Negated Back References
Prefix a back reference with ^ to match content different from the referenced group:
(\c)\{^1}This matches two different consonants. Named negated references work the same way:
(C1=\c)\{^C1}Advanced Group References
Ignore Diacritics
Prefix a group name with # to compare base characters only, ignoring all diacritics:
(C=\c)\{#C}For example, if group C captured tʰ, then \{#C} matches t, tʰ, t̪, etc.
Element Indexing
When a group captures multiple phones, use [n] to reference a specific element by index (0-based). Use [$] for the last element:
(O=\c+)\v\{O}[$]This matches the last consonant of the onset group. Use [0] for the first element:
(O=\c+)\v\{O}[0]Compound Phone Part Selection
When a group contains a compound phone (e.g., an affricate), use [n_] or [_n] to select a specific part:
| Syntax | Selects |
|---|---|
\{V}[0_] | First part of compound phone at index 0 |
\{V}[_0] | Second part of compound phone at index 0 |
(V={v}_{v})\{V}[0_]This matches the first vowel of a captured diphthong.
Group Reference Feature Sets
Use {features({group})} to match a phone that has the same features as a captured group. The features portion is a dimension function — a string of characters that selects which phonological dimensions to compare against the referenced group. Only the features in the selected dimensions are checked; all other features are ignored.

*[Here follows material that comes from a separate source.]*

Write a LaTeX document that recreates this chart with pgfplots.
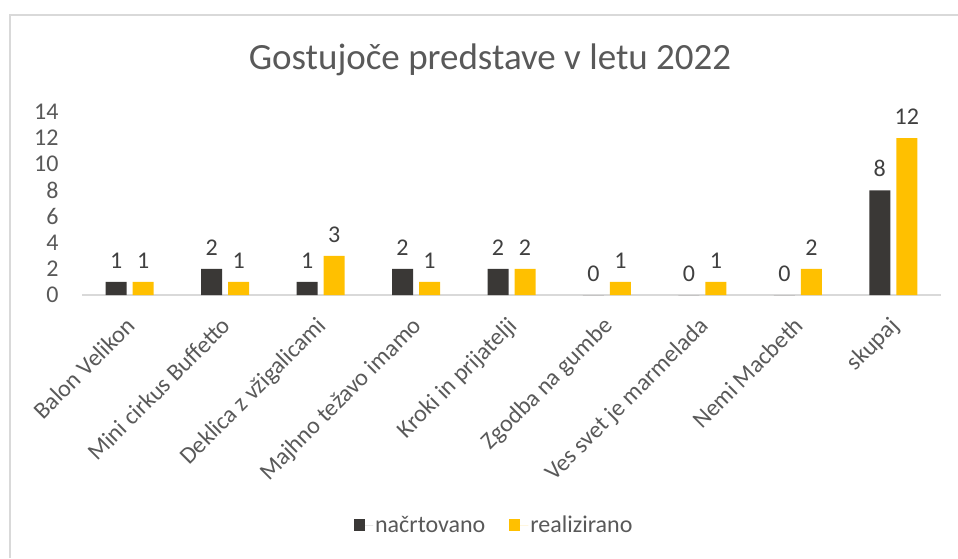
\documentclass[border=0pt]{standalone}
\usepackage{pgfplots}
\pgfplotsset{compat=1.18}
\usepackage{fontspec}
\setmainfont{Carlito}
\definecolor{dk}{HTML}{3A3836}
\definecolor{gd}{HTML}{FFC000}
\definecolor{txt}{HTML}{595959}
\definecolor{lbl}{HTML}{404040}
\definecolor{axl}{HTML}{D9D9D9}
\begin{document}
\begin{tikzpicture}[x=1pt,y=1pt]
\useasboundingbox (0,0) rectangle (958,558);
\draw[axl,line width=1.5pt] (10,0) -- (10,543) -- (958,543);
\node[txt,font=\fontsize{37}{44}\selectfont] at (490,498) {Gostujoče predstave v letu 2022};
\begin{axis}[
  at={(82pt,263pt)}, anchor=south west,
  scale only axis, width=859pt, height=183pt,
  xmin=-0.5, xmax=8.5, ymin=0, ymax=14,
  ybar=6pt, bar width=21pt,
  axis y line=none, axis x line*=bottom,
  x axis line style={axl,line width=1.2pt,-},
  xtick={0,...,8}, xtick style={draw=none},
  xticklabels={Balon Velikon,Mini cirkus Buffetto,Deklica z vžigalicami,Majhno težavo imamo,Kroki in prijatelji,Zgodba na gumbe,Ves svet je marmelada,Nemi Macbeth,skupaj},
  xticklabel style={xshift=-5pt,yshift=-16pt,rotate=45,anchor=north east,font=\fontsize{24}{28}\selectfont,text=txt,inner sep=0pt},
  enlargelimits=false,
  clip=false,
  nodes near coords,
  nodes near coords style={font=\fontsize{24}{28}\selectfont,text=lbl,anchor=south,yshift=10pt},
  /pgf/number format/assume math mode=true,
  legend columns=2,
  legend style={at={(0.48,-1.257)},anchor=center,draw=none,font=\fontsize{24}{28}\selectfont,text=txt,
    /tikz/every even column/.append style={column sep=22pt},
    /tikz/every odd column/.append style={column sep=0pt}},
  legend image code/.code={\fill[#1] (0pt,-6pt) rectangle (11pt,6pt); \path (0pt,0pt) -- (19pt,0pt);},
]
\addplot[fill=dk,draw=none] coordinates {(0,1) (1,2) (2,1) (3,2) (4,2) (5,0) (6,0) (7,0) (8,8)};
\addplot[fill=gd,draw=none] coordinates {(0,1) (1,1) (2,3) (3,1) (4,2) (5,1) (6,1) (7,2) (8,12)};
\legend{načrtovano,realizirano}
\end{axis}
% y tick labels
\begin{axis}[
  at={(82pt,263pt)}, anchor=south west,
  scale only axis, width=859pt, height=183pt,
  xmin=-0.5, xmax=8.5, ymin=0, ymax=14,
  axis x line=none, axis y line*=left, y axis line style={draw=none},
  ytick={0,2,...,14}, ytick style={draw=none},
  yticklabel style={font=\fontsize{24}{28}\selectfont,text=txt,anchor=east,xshift=-20pt},
  /pgf/number format/assume math mode=true,
]
\addplot[draw=none] coordinates {(0,0)};
\end{axis}
\end{tikzpicture}
\end{document}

(C=\c){PV({#C})}This matches a phone whose primary place and voicing features match those of group C (ignoring diacritics).
Dimension Characters
Dimension functions are formed by combining one or more of the following characters. Characters can be combined in any order.
Consonant dimensions:
| Character | Dimension | Features included |
|---|---|---|
P | Primary place | labial, coronal, dorsal, lingual, anterior, posterior, guttural |
p | Secondary place | bilabial, labiodental, interdental, alveolar, alveopalatal, retroflex, palatal, velar, uvular, pharyngeal, laryngeal, epiglottal, dental, apical, laminal, distributed, grooved, subapical, velopharyngeal |
M | Primary manner | obstruent, nasal, liquid, glide, approximant, continuant, sonorant |
m | Secondary manner | stop, affricate, fricative, nasal, oral, lateral, rhotic, click, implosive, flap, trill, ejective, prenasalized, strident, quasiresonant, semiresonant, raspberry, transition, narealfricative, percussive |
V | Primary voicing | voiced, voiceless |
v | Secondary voicing | aspirated, plain, unreleased, weaklyaspirated, unaspirated |
Vowel dimensions:
| Character | Dimension | Features included |
|---|---|---|
H or h | Height | high, mid, low |
B or b | Backness | front, central, back |
T or t | Tenseness | tense, lax |
R or r | Rounding | rounded, unrounded |
Negation
Prefix the feature set with ^ to match phones whose selected dimensions differ from the referenced group:
(?< {^ PV({C1})} )This checks that the preceding phone's place and voicing features differ from group C1.
Examples
Common dimension function combinations for phonological processes:
Consonant patterns:
| Pattern | Meaning |
|---|---|
{PV({#C})} | Match place + voicing of group C (e.g., affrication, deaffrication) |
{MV({#C})} | Match manner + voicing of group C (e.g., backing, depalatalization) |
{MmV({#C})} | Match manner (primary + secondary) + voicing of group C (e.g., backing, fronting) |
{PpV({#C})} | Match place (primary + secondary) + voicing of group C (e.g., denasalization, spirantization) |
{PpMm({#C})} | Match place + manner of group C (e.g., devoicing, voicing) |
{PpMV({#C})} | Match place + primary manner + voicing of group C (e.g., spirantization) |
{V({#C})} | Match only voicing of group C (e.g., deaffrication, aspiration changes) |
{P({#C})} | Match only primary place of group C (e.g., nasalization, stopping) |
{mV({#C})} | Match secondary manner + voicing of group C (e.g., fronting) |
Vowel patterns:
| Pattern | Meaning |
|---|---|
{HTRB({V})} | Match height + tenseness + rounding + backness of group V (e.g., centralization) |
{HT({V})} | Match height + tenseness of group V (e.g., fronting) |
{BHR({V})} | Match backness + height + rounding of group V (e.g., laxing, tensing) |
{BRT({V})} | Match backness + rounding + tenseness of group V (e.g., lowering, raising) |
{HBT({V})} | Match height + backness + tenseness of group V (e.g., rounding, unrounding) |
See Aligned Phonex for how group reference feature sets are used with the alignment operator.